Time to think hard about your spare capacity
Not the spare capacity that's essential to success; I mean the hidden, unwanted capacity that's a drain on your costs and that's there because of inefficiency.
When you have to cut operational budgets but still meet aggressive targets, then you need to think about how to find and eliminate this spare capacity that's lurking in your production chain. Everybody that I talk to these days is trying to reduce operating expenses (sometimes on an ongoing basis), but there's not always a corresponding production target reduction. Excess spare capacity costs you money, and if you can focus on it savings will be there for the taking.

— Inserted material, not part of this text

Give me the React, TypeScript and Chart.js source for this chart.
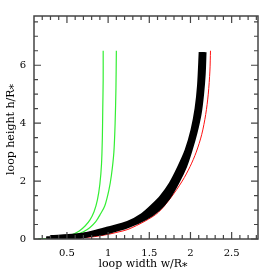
import React, { useEffect, useRef } from "react";
import { Chart, registerables } from "chart.js";

Chart.register(...registerables);

// axis ticks
const xMajorTicks = [0.5, 1, 1.5, 2, 2.5];
const yMajorTicks = [0, 2, 4, 6];
const xMinorStep = 0.1;
const yMinorStep = 0.5;

// black band, drawn as thick strokes along its lower-right side, middle and upper-left side
const bandOuterW = [0.3, 0.6, 0.83, 1.0, 1.24, 1.45, 1.6, 1.73, 1.84, 1.93, 1.995, 2.055, 2.105, 2.135, 2.155, 2.165];
const bandOuterH = [0.05, 0.1, 0.17, 0.26, 0.46, 0.73, 1.02, 1.44, 1.98, 2.52, 3.07, 3.67, 4.32, 5.0, 5.7, 6.45];
const bandMidW = [0.25, 0.5, 0.7, 0.83, 1.0, 1.12, 1.24, 1.4, 1.55, 1.68, 1.8, 1.9, 1.98, 2.04, 2.09, 2.12, 2.14, 2.145];
const bandMidH = [0.0, 0.04, 0.12, 0.19, 0.3, 0.39, 0.5, 0.75, 1.08, 1.45, 1.95, 2.5, 3.1, 3.7, 4.4, 5.1, 5.8, 6.45];
const bandInnerW = [0.25, 0.5, 0.83, 1.0, 1.24, 1.42, 1.54, 1.65, 1.765, 1.865, 1.958, 2.03, 2.08, 2.11, 2.13];
const bandInnerH = [0.0, 0.0, 0.22, 0.35, 0.54, 0.82, 1.12, 1.44, 1.9, 2.45, 3.05, 3.75, 4.5, 5.3, 6.45];

// red curve
const redW = [0.25, 0.5, 0.7, 0.83, 1.0, 1.12, 1.24, 1.45, 1.61, 1.76, 1.9, 1.995, 2.07, 2.136, 2.185, 2.216, 2.236, 2.243];
const redH = [0.0, 0.02, 0.05, 0.08, 0.16, 0.24, 0.33, 0.62, 0.92, 1.42, 2.0, 2.5, 3.0, 3.6, 4.3, 5.0, 5.8, 6.5];

// inner green curve
const green1W = [0.15, 0.3, 0.45, 0.55, 0.65, 0.72, 0.78, 0.83, 0.87, 0.9, 0.92, 0.93, 0.935, 0.94, 0.94];
const green1H = [0.0, 0.02, 0.07, 0.14, 0.28, 0.45, 0.66, 0.95, 1.35, 1.9, 2.6, 3.5, 4.5, 5.5, 6.5];

// outer green curve
const green2W = [0.15, 0.3, 0.45, 0.6, 0.7, 0.78, 0.85, 0.91, 0.96, 1.01, 1.04, 1.07, 1.085, 1.095, 1.1];
const green2H = [0.0, 0.02, 0.06, 0.14, 0.25, 0.4, 0.6, 0.88, 1.15, 1.7, 2.2, 3.0, 4.0, 5.2, 6.5];

const X_MIN = 0.1;
const X_MAX = 2.82;
const Y_MIN = 0;
const Y_MAX = 7.7;

const toPts = (w: number[], h: number[]) => w.map((x, i) => ({ x, y: h[i] }));

const tickFont = { family: "DejaVu Serif", size: 10 };

const framePlugin = {
  id: "frameTicks",
  afterDraw(chart: any) {
    const { ctx, chartArea, scales } = chart;
    const xs = scales.x;
    const ys = scales.y;
    const { left, right, top, bottom } = chartArea;
    ctx.save();
    ctx.strokeStyle = "#444";
    ctx.lineWidth = 1.5;
    ctx.strokeRect(left, top, right - left, bottom - top);
    ctx.lineWidth = 1.2;
    const majorLen = 7;
    const minorLen = 4;
    ctx.beginPath();
    for (let v = 0.2; v <= X_MAX + 1e-9; v += xMinorStep) {
      const rv = Math.round(v * 10) / 10;
      const isMajor = xMajorTicks.some((m) => Math.abs(m - rv) < 1e-6);
      const len = isMajor ? majorLen : minorLen;
      const px = xs.getPixelForValue(rv);
      ctx.moveTo(px, bottom);
      ctx.lineTo(px, bottom - len);
      ctx.moveTo(px, top);
      ctx.lineTo(px, top + len);
    }
    for (let v = Y_MIN; v <= Y_MAX + 1e-9; v += yMinorStep) {
      const rv = Math.round(v * 10) / 10;
      const isMajor = yMajorTicks.some((m) => Math.abs(m - rv) < 1e-6);
      const len = isMajor ? majorLen : minorLen;
      const py = ys.getPixelForValue(rv);
      ctx.moveTo(left, py);
      ctx.lineTo(left + len, py);
      ctx.moveTo(right, py);
      ctx.lineTo(right - len, py);
    }
    ctx.stroke();

    ctx.fillStyle = "#000";
    ctx.font = "11px 'DejaVu Serif'";
    ctx.textAlign = "center";
    ctx.textBaseline = "alphabetic";
    ctx.fillText("loop width w/R\u204E", (left + right) / 2 - 3, 267);
    ctx.save();
    ctx.translate(14, (top + bottom) / 2 + 2);
    ctx.rotate(-Math.PI / 2);
    ctx.fillText("loop height h/R\u204E", 0, 0);
    ctx.restore();
    ctx.restore();
  },
};

export default function App() {
  const canvasRef = useRef<HTMLCanvasElement | null>(null);

  useEffect(() => {
    document.body.style.margin = "0";
    const canvas = canvasRef.current;
    if (!canvas) return;
    const lineDefaults = { showLine: true, pointRadius: 0, tension: 0.3, clip: 0 };
    const bandStyle = { borderColor: "#000", borderWidth: 5, borderCapStyle: "butt" };
    const chart = new Chart(canvas, {
      type: "scatter",
      data: {
        datasets: [
          { ...lineDefaults, ...bandStyle, data: toPts(bandOuterW, bandOuterH) },
          { ...lineDefaults, ...bandStyle, data: toPts(bandMidW, bandMidH) },
          { ...lineDefaults, ...bandStyle, data: toPts(bandInnerW, bandInnerH) },
          {
            ...lineDefaults,
            data: toPts(redW, redH),
            borderColor: "#ff1010",
            borderWidth: 1,
          },
          {
            ...lineDefaults,
            data: toPts(green1W, green1H),
            borderColor: "#33ee33",
            borderWidth: 1.2,
          },
          {
            ...lineDefaults,
            data: toPts(green2W, green2H),
            borderColor: "#33ee33",
            borderWidth: 1.2,
          },
        ],
      },
      options: {
        animation: false,
        responsive: false,
        maintainAspectRatio: false,
        layout: { padding: { top: 16, right: 15, left: 0, bottom: 0 } },
        plugins: { legend: { display: false }, tooltip: { enabled: false } },
        scales: {
          x: {
            type: "linear",
            min: X_MIN,
            max: X_MAX,
            afterBuildTicks: (s: any) => {
              s.ticks = xMajorTicks.map((v) => ({ value: v }));
            },
            afterFit: (s: any) => {
              s.height = 34;
            },
            grid: { display: false, drawTicks: false },
            border: { display: false },
            ticks: {
              padding: 8,
              color: "#000",
              font: tickFont,
              maxRotation: 0,
              autoSkip: false,
              callback: (v: any) => String(v),
            },
          },
          y: {
            type: "linear",
            min: Y_MIN,
            max: Y_MAX,
            afterBuildTicks: (s: any) => {
              s.ticks = yMajorTicks.map((v) => ({ value: v }));
            },
            afterFit: (s: any) => {
              s.width = 34;
            },
            grid: { display: false, drawTicks: false },
            border: { display: false },
            ticks: {
              padding: 8,
              color: "#000",
              font: tickFont,
              autoSkip: false,
              callback: (v: any) => String(v),
            },
          },
        },
      },
      plugins: [framePlugin],
    });
    return () => chart.destroy();
  }, []);

  return (
    <div style={{ position: "absolute", left: 0, top: 0, width: 273, height: 273, background: "#fff" }}>
      <canvas ref={canvasRef} width={273} height={273} style={{ width: 273, height: 273 }} />
    </div>
  );
}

Unfortunately, spare capacity can be hard to get at. But how does it arise in the first place? Let me give you an example from the energy sector, where I spend most of my time. When the economy is good (for example, when the price of oil is rising dramatically), then there's more attention on producing ‘stuff’ than there is on how it is produced. In the last five years everybody was running as hard as they could to get oil and gas out of the ground. So what if there was an extra rig here or there? So what if a rig was idle because it was moved around excessively, or because parts weren't available exactly when needed? What did it matter if rigs weren't shared between different operational groups because there was no proper collaboration going on?
You may be in a completely different industry sector, but doesn't this strike a chord?
Today, you have to think in a fundamentally different way about your operations and root out the inefficiencies. I'm seeing more initiatives in energy, like the adoption of lean manufacturing principles, and processes being radically altered and streamlined, for example, both of which are aimed at eliminating spare capacity and improving production performance. Our software solutions are being used to model multiple resource allocation scenarios, and test various assumptions about the production chain and the way it's sequenced. A lot more emphasis is being put on decisions that involve trade-offs (“Should we spend X% more if that will yield a 2X% production increase?”), and there's an encouraging trend towards better organizational collaboration.
All this is hard work. But you can get started by:
- Digging into cost and value drivers that really matter to your processes;
- Looking at opportunities to push increased responsiveness and process reliability throughout your operations;
- Focusing more on demand-driven operations;
- Searching for ways to improve operational collaboration that are centered on your targets.
I've read elsewhere, and heard on various webcasts, that some companies think that there might be up to 30% spare capacity in their operations. How about you? What's it worth to you to shave a few percentage points off this number?